Une pub pour rappeler que la Française des jeux finance les handicapés, le patrimoine à travers le loto du patrimoine de Stéphane Bern, le sport français avec de l’argent prélevé sur les paris sportifs et le commerce de proximité, à travers le réseau de 30.000 vendeurs de billet de loto. Une pub qui curieusement insiste sur les missions de service public de cette entreprise, précisément au moment où elle va être cédée et donc cesser d'être un service public.
Alors qui va racheter la FDJ? Ça peut être le grand public, les fonds de pension, les grands opérateurs de jeux allemands ou anglais. Mais l’état qui a aujourd’hui 72% va en conserver 20%, et avec les salariés et les anciens combattants, il devrait garder une minorité de contrôle. Cela n’empêche pas les adversaires de cette privatisation de dire que l’on vend à la fois un très beau bijou de famille et une poule aux œufs d’or.
169 millions, le plus gros gain
Pour les joueurs en revanche, rien ne va changer. Ils sont 25 millions à tenter leur chance plus ou moins régulièrement. Ils jouent plus de 15 milliards par an. Les deux tiers sont redistribués aux gagnants.

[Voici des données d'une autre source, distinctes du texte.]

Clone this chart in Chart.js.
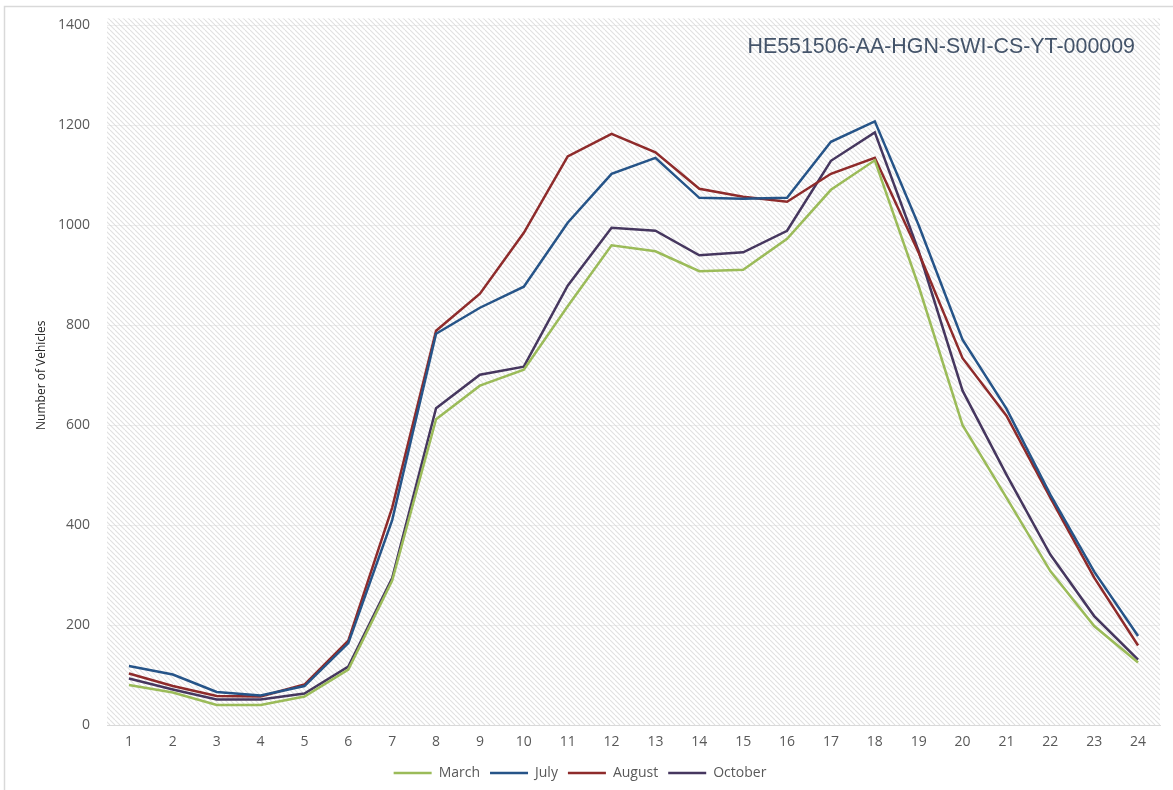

Le premier gagnant en 1933 s’appelait Paul Bonhoure. Il a gagné l'équivalent de 3 millions d’euros d’aujourd’hui. Il était coiffeur à Tarascon. Il a cédé son salon à son employé et s’est retiré dans une belle propriété à Beaucaire. Seulement les journaux avaient donné son adresse et toute sa vie, il a été importuné par des quémandeurs ou des escrocs. La Loterie nationale a ensuite appris à protéger ses grands gagnants.
Le plus gros gagnant lui a touché 169 millions d’euros, à l’Euromillion le 13 novembre 2012. Mais la Française des jeux a très peu communiqué sur cette histoire pour deux raisons.
La première, c’est que cet homme, Gérard Lhéritier, était déjà millionnaire. Il avait fait fortune dans le commerce des timbres et des manuscrits rares. La seconde, c’est que deux ans après son gain record, il a été mis en examen pour "escroquerie en bande organisée". Placé en liquidation, il est aujourd’hui ruiné.